If you have to go to court in Alpena County, there’s a good chance you’re going to bump into a door.
On the top floor of the county’s lovely courthouse, a dignified, walnut-trimmed courtroom with art deco vibes and iffy acoustics hosts an ever-moving stream of people from all walks of life.
In my just shy of four years of hanging out in that courtroom, I’ve watched lots of those people bonk into the door.
It’s not their fault. Anyone presented with wooden double doors and needing to get to the other side of them would probably assume those doors would both open.

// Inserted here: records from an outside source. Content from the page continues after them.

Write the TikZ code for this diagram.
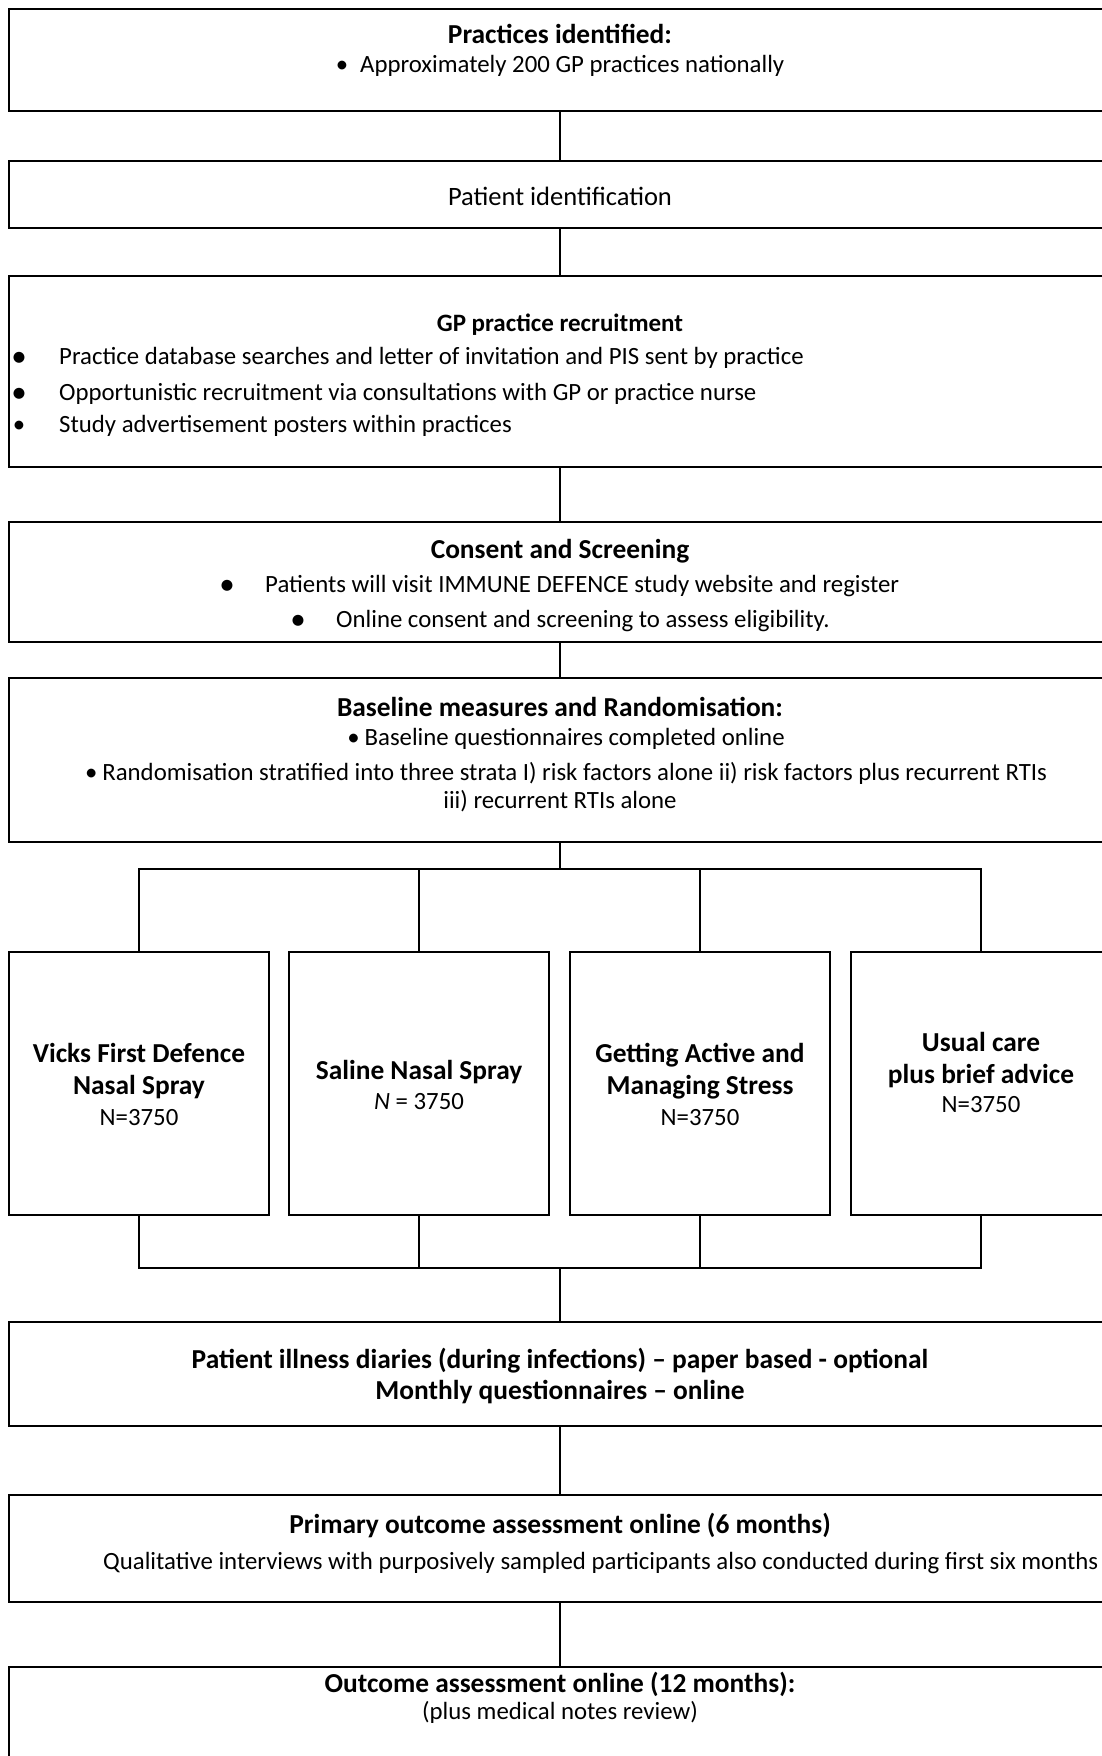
\documentclass[tikz,border=0pt]{standalone}
\usepackage{fontspec}
\setmainfont{Carlito}
\newcommand\fsz[1]{\fontsize{#1pt}{#1pt}\selectfont}
\begin{document}
\begin{tikzpicture}[x=1pt,y=-1pt,
  box/.style={draw=black, line width=1.2pt, anchor=north west, inner sep=0pt, outer sep=0pt},
  widebox/.style={box, minimum width=1102pt},
  armbox/.style={box, minimum width=260pt, minimum height=263pt},
  conn/.style={draw=black, line width=1.2pt},
  ttl/.style={inner sep=0pt, anchor=base, font=\fsz{27.4}\bfseries},
  txt/.style={inner sep=0pt, anchor=base, font=\fsz{24.8}},
  txtl/.style={inner sep=0pt, anchor=base west, font=\fsz{24.8}},
  bigbul/.style={inner sep=0pt, anchor=base, font=\fsz{31}},
]
\useasboundingbox (0,0) rectangle (1101,1756);
\fill[white] (0,0) rectangle (1101,1756);

% main boxes
\node[widebox, minimum height=102pt] (b1) at (9,9) {};
\node[widebox, minimum height=67pt]  (b2) at (9,161) {};
\node[widebox, minimum height=191pt] (b3) at (9,276) {};
\node[widebox, minimum height=120pt] (b4) at (9,522) {};
\node[widebox, minimum height=164pt] (b5) at (9,678) {};
\node[armbox] (a1) at (9,952) {};
\node[armbox] (a2) at (289,952) {};
\node[armbox] (a3) at (570,952) {};
\node[armbox] (a4) at (851,952) {};
\node[widebox, minimum height=104pt] (b6) at (9,1322) {};
\node[widebox, minimum height=107pt] (b7) at (9,1495) {};
\node[widebox, minimum height=110pt] (b8) at (9,1667) {};

% connectors
\draw[conn] (b1.south) -- (b2.north);
\draw[conn] (b2.south) -- (b3.north);
\draw[conn] (b3.south) -- (b4.north);
\draw[conn] (b4.south) -- (b5.north);
\coordinate (bt) at (560,869);
\draw[conn] (b5.south) -- (bt);
\draw[conn] (a1.north) |- (a4.north |- bt) -- (a4.north);
\draw[conn] (a2.north) -- (a2.north |- bt);
\draw[conn] (a3.north) -- (a3.north |- bt);
\coordinate (bb) at (560,1268);
\draw[conn] (a1.south) |- (a4.south |- bb) -- (a4.south);
\draw[conn] (a2.south) -- (a2.south |- bb);
\draw[conn] (a3.south) -- (a3.south |- bb);
\draw[conn] (bb) -- (b6.north);
\draw[conn] (b6.south) -- (b7.north);
\draw[conn] (b7.south) -- (b8.north);

% box 1
\node[ttl] (t1) at (560,43) {Practices identified:};
\node[txt] (t1a) at (560,72) {\textbullet\hspace{12pt}Approximately 200 GP practices nationally};
% box 2
\node[txt, font=\fsz{26.5}] (t2) at (560,205) {Patient identification};
% box 3
\node[ttl, font=\fsz{25}\bfseries] (t3) at (560,331) {GP practice recruitment};
\node[bigbul] (u3a) at (19,366) {\textbullet};
\node[txtl] (t3a) at (59,364) {Practice database searches and letter of invitation and PIS sent by practice};
\node[bigbul] (u3b) at (19,402) {\textbullet};
\node[txtl] (t3b) at (59,400) {Opportunistic recruitment via consultations with GP or practice nurse};
\node[txt] (u3c) at (19,432) {\textbullet};
\node[txtl] (t3c) at (59,432) {Study advertisement posters within practices};
% box 4
\node[ttl] (t4) at (560,558) {Consent and Screening};
\node[bigbul] (u4a) at (227,594) {\textbullet};
\node[txtl] (t4a) at (265,592) {Patients will visit IMMUNE DEFENCE study website and register};
\node[bigbul] (u4b) at (298,629) {\textbullet};
\node[txtl] (t4b) at (336,627) {Online consent and screening to assess eligibility.};
% box 5
\node[ttl] (t5) at (560,716) {Baseline measures and Randomisation:};
\node[txt] (t5a) at (566,745) {\textbullet\hspace{5pt}Baseline questionnaires completed online};
\node[txt] (t5b) at (566,780) {\textbullet\hspace{5pt}Randomisation stratified into three strata I) risk factors alone ii) risk factors plus recurrent RTIs};
\node[txt] (t5c) at (560,808) {iii) recurrent RTIs alone};
% arms
\node[ttl] (p1a) at (a1.center |- 0,1062) {Vicks First Defence};
\node[ttl] (p1b) at (a1.center |- 0,1094) {Nasal Spray};
\node[txt] (p1c) at (a1.center |- 0,1125) {N=3750};
\node[ttl] (p2a) at (a2.center |- 0,1079) {Saline Nasal Spray};
\node[txt] (p2b) at (a2.center |- 0,1109) {\textit{N} = 3750};
\node[ttl] (p3a) at (a3.center |- 0,1062) {Getting Active and};
\node[ttl] (p3b) at (a3.center |- 0,1094) {Managing Stress};
\node[txt] (p3c) at (a3.center |- 0,1125) {N=3750};
\node[ttl] (p4a) at (a4.center |- 0,1051) {Usual care};
\node[ttl] (p4b) at (a4.center |- 0,1083) {plus brief advice};
\node[txt] (p4c) at (a4.center |- 0,1112) {N=3750};
% box 6
\node[ttl] (t6a) at (560,1368) {Patient illness diaries (during infections) – paper based - optional};
\node[ttl] (t6b) at (560,1399) {Monthly questionnaires – online};
% box 7
\node[ttl] (t7a) at (560,1533) {Primary outcome assessment online (6 months)};
\node[txtl] (t7b) at (103,1569) {Qualitative interviews with purposively sampled participants also conducted during first six months};
% box 8
\node[ttl] (t8a) at (560,1692) {Outcome assessment online (12 months):};
\node[txt] (t8b) at (560,1719) {(plus medical notes review)};
\end{tikzpicture}
\end{document}
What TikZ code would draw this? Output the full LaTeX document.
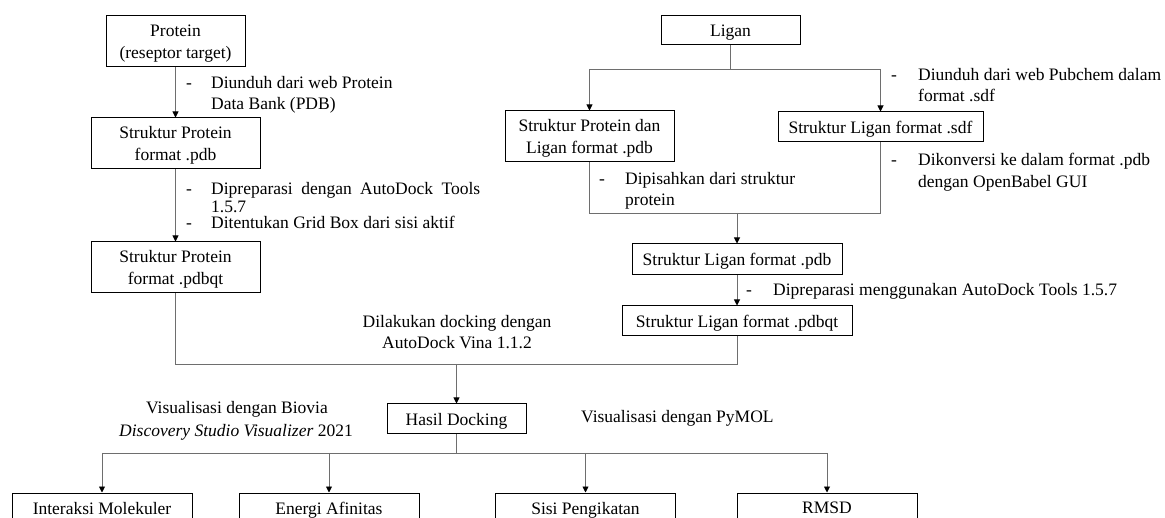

Not in the 26th Circuit Court courtroom, where the left-hand door — or the right-hand door, if you’re trying to leave — is always locked.
When I asked about the locked door several years ago, the court folks shrugged and said that’s just what they’ve always done.
Many’s the time I’ve watched a courtroom visitor push on the locked door at the end of a hearing, only to look around in bewilderment when the door wouldn't open.
People whack their knees on the door, knock into it with their shoulder, or stand outside the courtroom uncertainly, wondering why they’re locked out.
A few months ago, after substantial pestering from a certain reporter we don’t need to name, the judge on the bench used a break in a busy court day to give me the OK to — insert drum roll here — unlock the locked door.
With a click, the metal rod holding it shut slid back, and the door swung outward.
Now gloriously wide, the doorway stood open and inviting, its two doors swinging freely and no longer a bonk-hazard.
Gotta say, it was a nice moment.
As the doors closed, the once-locked door skidded against its partner, the doors’ edges improperly aligned so they wouldn’t both close without an extra tug.
Court staff nodded and aha-ed. So this was why the door had been locked.
At a nod from the judge, the bailiff re-locked the door, and the next hearing began.
Possibly, the troublemaking door could be rehung, or its edge could be sanded and refinished so both doors swing smoothly.
Possibly, the court could decide to put up with doors that don’t close properly to make the courtroom more accessible to everyone.
But, at least for now, the door remains locked on court days, and people keep bonking into it.
Courtrooms ain’t the only place where people keep doing things because they’ve always done them that way.
And they ain’t the only place where it’s easier to let a problem be than to fix it.
I hope I’m not the only person who will walk past a protruding nail in my house for years before taking eight seconds to whack it flat with a hammer.
When I ignore the pile of paperwork I keep meaning to put away or never reach the tomorrow on which I will start healthier behaviors, I’m cheating my future self.
More harmful, though, are the doors I don’t fix so that others don’t bonk into them.
Like when I mean to kick my habit of putting my own feelings first but continue dragging my self-absorption like a shroud, shedding stress in my wake.
Or when I see ills around me and think someone should take a stand against them, forgetting that I could be that someone.
Or when I love some people but keep one door locked against others, unwilling to forgive imagined slights or accept people who don’t look like me, dress like me, think like me.
God doesn’t do locked doors.
While humans bicker and fuss and lock doors against one another, He made sure anyone — ANYone — can get to him.
With a cross and an empty grave, He not only fixed the door, He ripped it off.
We can walk right into the courtroom, where the Judge calls us utterly unworthy of freedom, then removes our shackles and pulls us to Him in a welcoming embrace.
With all my good intentions, I know I’ll keep pushing doors shut, afraid of change, afraid of trying, afraid of doing the hard work of keeping my heart and hands open to the world God gave me to love.
And my eternally patient Father will keep loving the heck out of me, anyway, walking beside me as I go and do and open doors.